begin EXTRACTED INFORMATION
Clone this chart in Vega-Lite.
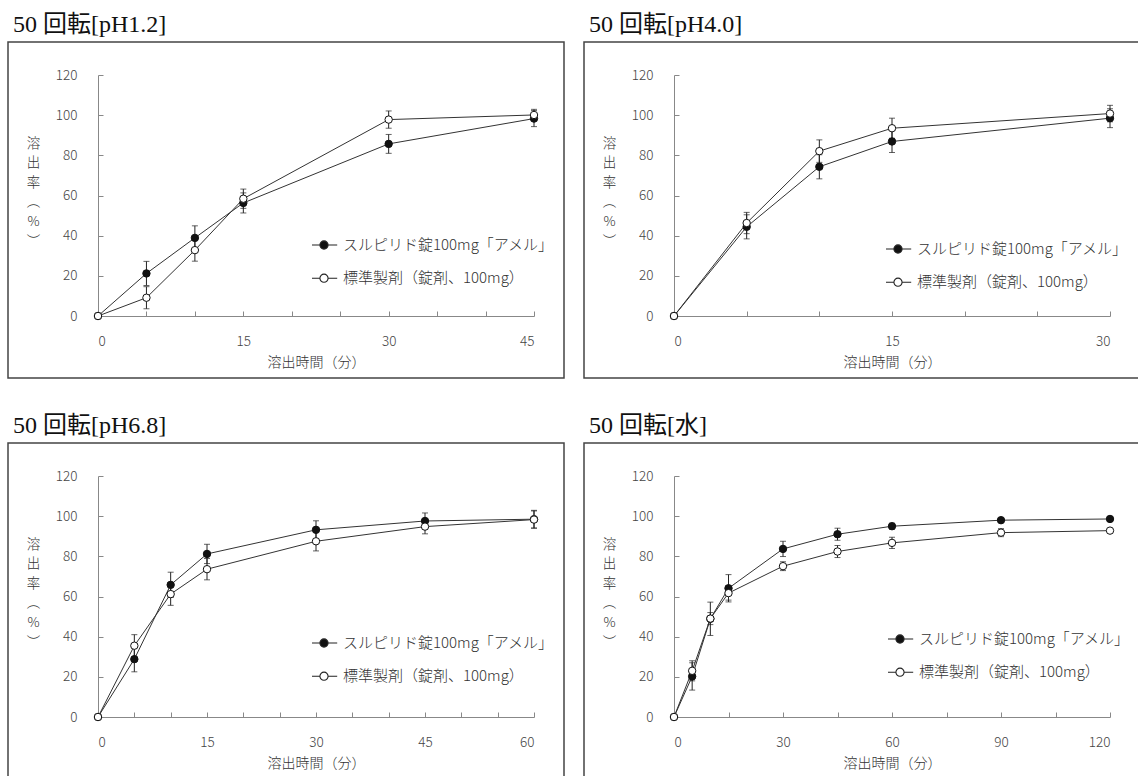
end EXTRACTED INFORMATION
begin EXTRACTED INFORMATION
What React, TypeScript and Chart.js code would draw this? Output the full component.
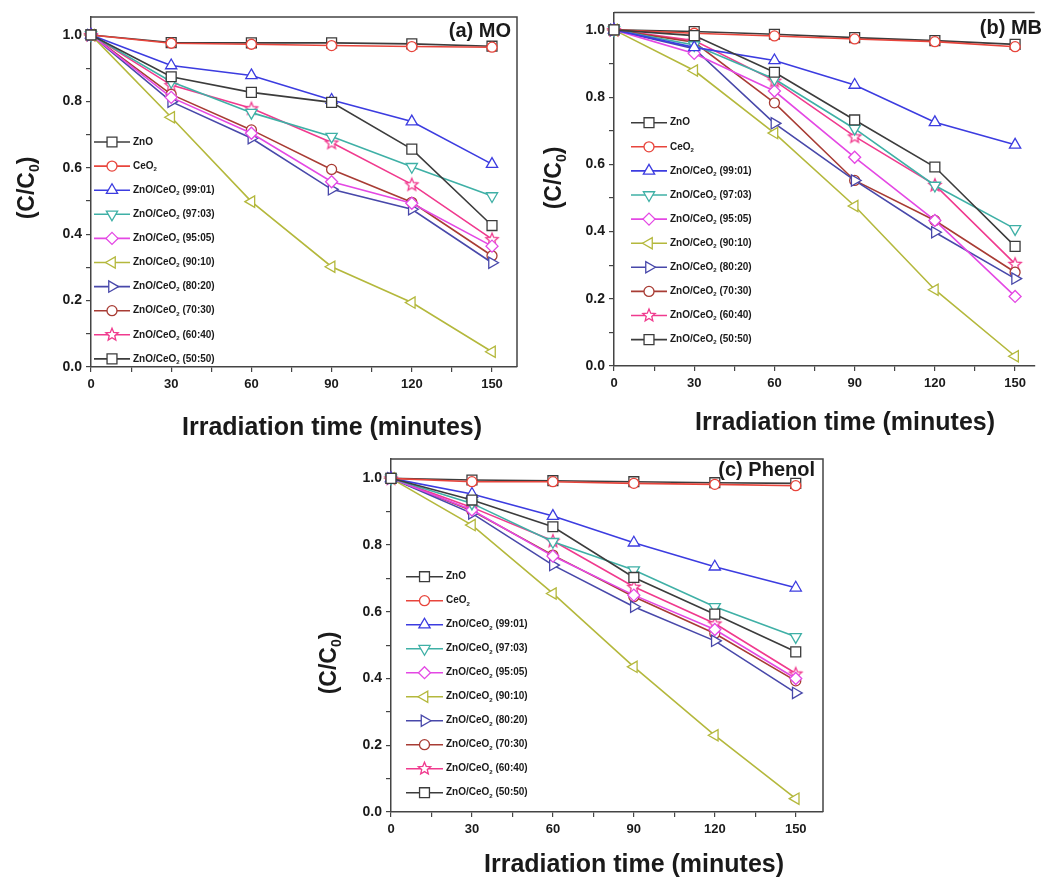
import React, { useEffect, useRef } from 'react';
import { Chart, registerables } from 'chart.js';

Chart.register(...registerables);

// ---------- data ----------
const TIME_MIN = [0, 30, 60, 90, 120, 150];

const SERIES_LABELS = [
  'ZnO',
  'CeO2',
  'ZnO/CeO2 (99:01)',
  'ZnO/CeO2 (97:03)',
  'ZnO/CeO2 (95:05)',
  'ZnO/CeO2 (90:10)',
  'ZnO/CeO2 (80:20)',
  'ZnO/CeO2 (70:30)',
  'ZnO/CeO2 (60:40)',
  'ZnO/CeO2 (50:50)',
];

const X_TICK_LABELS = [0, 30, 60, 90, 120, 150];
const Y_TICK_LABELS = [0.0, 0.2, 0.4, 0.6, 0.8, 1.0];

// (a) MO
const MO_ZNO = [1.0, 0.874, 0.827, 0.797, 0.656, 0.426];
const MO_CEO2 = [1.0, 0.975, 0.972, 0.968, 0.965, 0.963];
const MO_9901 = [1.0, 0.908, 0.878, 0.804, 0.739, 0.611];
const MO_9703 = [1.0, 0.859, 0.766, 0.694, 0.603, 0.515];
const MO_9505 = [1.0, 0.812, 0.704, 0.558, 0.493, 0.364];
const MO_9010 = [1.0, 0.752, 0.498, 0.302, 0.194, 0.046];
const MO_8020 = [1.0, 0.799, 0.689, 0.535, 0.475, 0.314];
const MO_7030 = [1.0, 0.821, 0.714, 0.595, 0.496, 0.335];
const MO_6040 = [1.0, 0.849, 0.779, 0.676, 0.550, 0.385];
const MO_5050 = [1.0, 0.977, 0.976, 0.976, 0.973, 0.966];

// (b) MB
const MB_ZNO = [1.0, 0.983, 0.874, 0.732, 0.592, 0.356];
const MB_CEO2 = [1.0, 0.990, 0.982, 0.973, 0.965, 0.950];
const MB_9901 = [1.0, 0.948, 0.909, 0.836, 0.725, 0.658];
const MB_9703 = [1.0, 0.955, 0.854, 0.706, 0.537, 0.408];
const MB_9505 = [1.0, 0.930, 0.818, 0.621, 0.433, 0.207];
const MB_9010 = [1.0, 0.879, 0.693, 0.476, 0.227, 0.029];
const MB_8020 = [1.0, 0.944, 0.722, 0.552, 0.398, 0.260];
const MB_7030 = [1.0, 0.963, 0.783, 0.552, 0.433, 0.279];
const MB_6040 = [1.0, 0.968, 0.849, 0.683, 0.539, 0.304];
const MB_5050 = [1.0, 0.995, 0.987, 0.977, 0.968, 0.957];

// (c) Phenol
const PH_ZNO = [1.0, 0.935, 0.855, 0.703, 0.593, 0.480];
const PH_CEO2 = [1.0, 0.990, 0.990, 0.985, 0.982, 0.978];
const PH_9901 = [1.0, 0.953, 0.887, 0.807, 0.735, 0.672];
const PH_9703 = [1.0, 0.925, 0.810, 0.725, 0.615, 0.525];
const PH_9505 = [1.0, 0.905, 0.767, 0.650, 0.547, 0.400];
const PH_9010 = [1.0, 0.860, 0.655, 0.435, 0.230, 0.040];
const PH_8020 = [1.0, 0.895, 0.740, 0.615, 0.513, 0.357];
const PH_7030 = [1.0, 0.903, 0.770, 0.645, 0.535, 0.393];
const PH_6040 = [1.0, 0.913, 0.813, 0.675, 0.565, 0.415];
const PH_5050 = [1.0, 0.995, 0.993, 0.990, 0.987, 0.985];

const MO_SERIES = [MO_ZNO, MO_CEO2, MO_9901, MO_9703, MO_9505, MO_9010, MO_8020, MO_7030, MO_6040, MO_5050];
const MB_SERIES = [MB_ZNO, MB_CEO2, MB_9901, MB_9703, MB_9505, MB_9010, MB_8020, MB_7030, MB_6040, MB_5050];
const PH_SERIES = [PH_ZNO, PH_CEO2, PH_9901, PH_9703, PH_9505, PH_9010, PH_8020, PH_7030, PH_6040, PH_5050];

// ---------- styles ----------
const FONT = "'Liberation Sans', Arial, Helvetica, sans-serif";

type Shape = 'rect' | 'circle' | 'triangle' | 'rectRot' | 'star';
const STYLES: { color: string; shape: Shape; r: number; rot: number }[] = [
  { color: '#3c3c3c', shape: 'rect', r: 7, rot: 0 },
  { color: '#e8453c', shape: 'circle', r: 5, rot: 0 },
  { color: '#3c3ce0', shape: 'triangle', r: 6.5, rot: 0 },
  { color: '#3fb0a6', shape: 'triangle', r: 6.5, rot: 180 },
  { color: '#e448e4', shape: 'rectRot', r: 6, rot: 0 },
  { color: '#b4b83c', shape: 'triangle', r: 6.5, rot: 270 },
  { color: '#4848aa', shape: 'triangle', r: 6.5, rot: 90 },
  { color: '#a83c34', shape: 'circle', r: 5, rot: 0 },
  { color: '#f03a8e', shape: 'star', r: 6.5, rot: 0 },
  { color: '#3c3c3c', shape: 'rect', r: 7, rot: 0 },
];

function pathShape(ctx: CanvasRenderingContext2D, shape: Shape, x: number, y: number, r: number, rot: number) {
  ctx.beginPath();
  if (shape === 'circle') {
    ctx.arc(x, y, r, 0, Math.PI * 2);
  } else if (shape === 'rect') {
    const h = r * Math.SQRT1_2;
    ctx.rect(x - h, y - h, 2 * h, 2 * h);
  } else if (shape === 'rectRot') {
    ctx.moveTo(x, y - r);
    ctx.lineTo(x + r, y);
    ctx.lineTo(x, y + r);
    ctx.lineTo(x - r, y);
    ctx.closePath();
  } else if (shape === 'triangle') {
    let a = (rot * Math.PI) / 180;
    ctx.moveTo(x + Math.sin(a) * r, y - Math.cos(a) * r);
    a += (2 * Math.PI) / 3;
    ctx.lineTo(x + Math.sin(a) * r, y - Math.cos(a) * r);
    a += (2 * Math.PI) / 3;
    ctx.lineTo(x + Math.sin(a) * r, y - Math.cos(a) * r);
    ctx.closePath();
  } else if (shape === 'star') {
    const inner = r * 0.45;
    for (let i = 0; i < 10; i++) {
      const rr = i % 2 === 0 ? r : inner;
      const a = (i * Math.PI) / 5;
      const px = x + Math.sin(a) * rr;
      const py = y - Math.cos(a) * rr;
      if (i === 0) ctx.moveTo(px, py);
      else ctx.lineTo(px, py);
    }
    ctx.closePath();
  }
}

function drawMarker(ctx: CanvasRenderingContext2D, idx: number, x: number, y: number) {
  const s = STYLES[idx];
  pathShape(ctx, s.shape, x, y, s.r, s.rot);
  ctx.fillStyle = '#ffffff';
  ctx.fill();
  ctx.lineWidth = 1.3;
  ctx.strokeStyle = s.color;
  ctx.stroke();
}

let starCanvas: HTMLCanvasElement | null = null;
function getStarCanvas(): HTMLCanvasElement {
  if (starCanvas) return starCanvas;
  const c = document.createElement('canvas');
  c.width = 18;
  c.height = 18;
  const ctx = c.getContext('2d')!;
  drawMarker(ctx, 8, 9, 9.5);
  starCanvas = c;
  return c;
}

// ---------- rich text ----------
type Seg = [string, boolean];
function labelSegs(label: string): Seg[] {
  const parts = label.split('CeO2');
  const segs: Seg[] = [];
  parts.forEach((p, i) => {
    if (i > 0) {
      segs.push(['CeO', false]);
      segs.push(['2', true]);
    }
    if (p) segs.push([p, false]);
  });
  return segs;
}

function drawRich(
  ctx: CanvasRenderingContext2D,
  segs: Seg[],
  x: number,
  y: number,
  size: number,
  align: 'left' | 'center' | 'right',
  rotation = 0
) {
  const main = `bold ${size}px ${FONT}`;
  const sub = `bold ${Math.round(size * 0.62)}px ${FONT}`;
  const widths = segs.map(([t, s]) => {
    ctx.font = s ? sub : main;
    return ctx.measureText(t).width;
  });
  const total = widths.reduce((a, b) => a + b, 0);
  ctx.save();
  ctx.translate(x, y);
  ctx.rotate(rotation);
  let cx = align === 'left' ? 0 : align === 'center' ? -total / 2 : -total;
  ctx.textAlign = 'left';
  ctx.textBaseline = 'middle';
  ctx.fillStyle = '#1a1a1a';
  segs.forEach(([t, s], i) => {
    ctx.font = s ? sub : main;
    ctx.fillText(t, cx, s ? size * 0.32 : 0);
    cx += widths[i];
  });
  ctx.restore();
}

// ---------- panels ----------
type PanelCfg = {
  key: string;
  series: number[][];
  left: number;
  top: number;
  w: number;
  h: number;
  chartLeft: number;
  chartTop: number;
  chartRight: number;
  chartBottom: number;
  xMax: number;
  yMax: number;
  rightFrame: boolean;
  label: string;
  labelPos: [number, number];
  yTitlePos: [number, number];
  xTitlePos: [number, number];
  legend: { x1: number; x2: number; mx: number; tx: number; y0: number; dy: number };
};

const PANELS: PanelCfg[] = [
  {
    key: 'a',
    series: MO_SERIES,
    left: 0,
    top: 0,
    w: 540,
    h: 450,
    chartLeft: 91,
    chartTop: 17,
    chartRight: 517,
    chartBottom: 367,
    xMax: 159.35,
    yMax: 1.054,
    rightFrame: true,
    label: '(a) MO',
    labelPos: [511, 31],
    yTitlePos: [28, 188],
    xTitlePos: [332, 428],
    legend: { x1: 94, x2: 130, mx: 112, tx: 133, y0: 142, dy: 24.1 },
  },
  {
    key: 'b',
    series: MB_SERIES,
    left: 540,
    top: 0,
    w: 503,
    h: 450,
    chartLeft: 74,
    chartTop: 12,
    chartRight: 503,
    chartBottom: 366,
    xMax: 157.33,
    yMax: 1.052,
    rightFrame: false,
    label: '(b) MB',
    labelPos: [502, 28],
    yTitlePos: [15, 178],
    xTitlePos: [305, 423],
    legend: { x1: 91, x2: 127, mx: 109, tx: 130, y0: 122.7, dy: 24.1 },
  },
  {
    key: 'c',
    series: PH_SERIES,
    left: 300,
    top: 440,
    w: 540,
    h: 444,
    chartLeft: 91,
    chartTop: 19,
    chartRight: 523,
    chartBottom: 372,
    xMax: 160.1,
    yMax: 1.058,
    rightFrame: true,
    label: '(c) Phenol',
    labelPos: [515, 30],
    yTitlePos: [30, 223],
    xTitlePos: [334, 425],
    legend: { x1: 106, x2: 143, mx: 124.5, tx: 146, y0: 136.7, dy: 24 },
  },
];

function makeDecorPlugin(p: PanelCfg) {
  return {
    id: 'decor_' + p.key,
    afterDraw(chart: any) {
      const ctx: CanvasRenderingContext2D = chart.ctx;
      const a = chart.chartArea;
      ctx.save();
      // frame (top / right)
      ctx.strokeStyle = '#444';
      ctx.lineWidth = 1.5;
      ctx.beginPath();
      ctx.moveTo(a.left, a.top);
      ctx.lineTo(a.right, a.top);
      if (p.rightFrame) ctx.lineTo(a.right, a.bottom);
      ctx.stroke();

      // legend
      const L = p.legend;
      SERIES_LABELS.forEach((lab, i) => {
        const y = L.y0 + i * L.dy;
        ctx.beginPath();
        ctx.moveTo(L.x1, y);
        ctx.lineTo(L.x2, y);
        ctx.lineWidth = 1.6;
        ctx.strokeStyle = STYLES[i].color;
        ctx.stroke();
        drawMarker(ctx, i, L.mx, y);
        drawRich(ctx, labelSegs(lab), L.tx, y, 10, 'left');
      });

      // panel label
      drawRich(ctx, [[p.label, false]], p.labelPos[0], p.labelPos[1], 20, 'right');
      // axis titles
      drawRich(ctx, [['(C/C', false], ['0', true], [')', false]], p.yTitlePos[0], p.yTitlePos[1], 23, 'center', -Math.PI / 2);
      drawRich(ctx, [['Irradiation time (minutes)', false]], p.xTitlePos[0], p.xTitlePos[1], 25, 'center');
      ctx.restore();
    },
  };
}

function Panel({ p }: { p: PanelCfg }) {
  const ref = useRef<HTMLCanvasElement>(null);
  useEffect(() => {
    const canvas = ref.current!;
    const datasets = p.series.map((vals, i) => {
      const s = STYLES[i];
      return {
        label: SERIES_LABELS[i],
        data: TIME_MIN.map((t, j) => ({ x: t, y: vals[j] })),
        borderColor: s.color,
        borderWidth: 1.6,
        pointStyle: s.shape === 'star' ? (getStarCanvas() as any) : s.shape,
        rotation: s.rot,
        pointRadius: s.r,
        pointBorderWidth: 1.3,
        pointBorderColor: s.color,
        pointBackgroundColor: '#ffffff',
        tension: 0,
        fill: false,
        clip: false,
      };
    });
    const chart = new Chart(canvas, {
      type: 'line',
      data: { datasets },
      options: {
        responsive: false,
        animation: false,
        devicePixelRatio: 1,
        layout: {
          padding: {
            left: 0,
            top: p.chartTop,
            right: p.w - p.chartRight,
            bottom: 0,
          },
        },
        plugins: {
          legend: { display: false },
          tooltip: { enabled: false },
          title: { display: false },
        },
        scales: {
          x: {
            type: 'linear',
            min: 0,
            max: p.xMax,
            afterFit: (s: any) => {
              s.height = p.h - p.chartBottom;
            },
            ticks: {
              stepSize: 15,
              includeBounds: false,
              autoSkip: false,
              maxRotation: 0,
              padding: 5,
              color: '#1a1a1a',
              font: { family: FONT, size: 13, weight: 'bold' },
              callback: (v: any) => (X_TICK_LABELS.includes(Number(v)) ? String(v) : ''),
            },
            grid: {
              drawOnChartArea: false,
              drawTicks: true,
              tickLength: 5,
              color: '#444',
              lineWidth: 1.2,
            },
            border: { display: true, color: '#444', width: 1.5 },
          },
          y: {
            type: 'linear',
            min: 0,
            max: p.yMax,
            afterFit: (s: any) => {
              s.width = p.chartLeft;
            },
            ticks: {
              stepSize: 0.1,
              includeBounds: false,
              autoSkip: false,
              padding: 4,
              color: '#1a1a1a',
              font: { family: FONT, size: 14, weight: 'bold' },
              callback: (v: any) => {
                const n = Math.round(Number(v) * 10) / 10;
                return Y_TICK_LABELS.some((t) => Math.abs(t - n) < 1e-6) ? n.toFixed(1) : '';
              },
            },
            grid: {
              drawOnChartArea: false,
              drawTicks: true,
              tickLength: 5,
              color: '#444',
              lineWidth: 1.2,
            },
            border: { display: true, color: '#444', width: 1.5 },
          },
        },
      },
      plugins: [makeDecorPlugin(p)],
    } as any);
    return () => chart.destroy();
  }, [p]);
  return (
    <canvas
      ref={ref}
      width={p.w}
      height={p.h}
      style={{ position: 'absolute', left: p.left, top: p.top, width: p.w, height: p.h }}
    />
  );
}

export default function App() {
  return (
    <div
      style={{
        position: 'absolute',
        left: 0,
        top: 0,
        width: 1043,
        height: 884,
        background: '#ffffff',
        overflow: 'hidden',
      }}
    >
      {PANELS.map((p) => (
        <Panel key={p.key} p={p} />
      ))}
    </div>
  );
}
end EXTRACTED INFORMATION
▶ _WHAT YOU WILL DO_: Using the records given above, list every line that includes the word "this".

▶ _RESPONSE TO THE EXERCISE_:
Clone this chart in Vega-Lite.
What React, TypeScript and Chart.js code would draw this? Output the full component.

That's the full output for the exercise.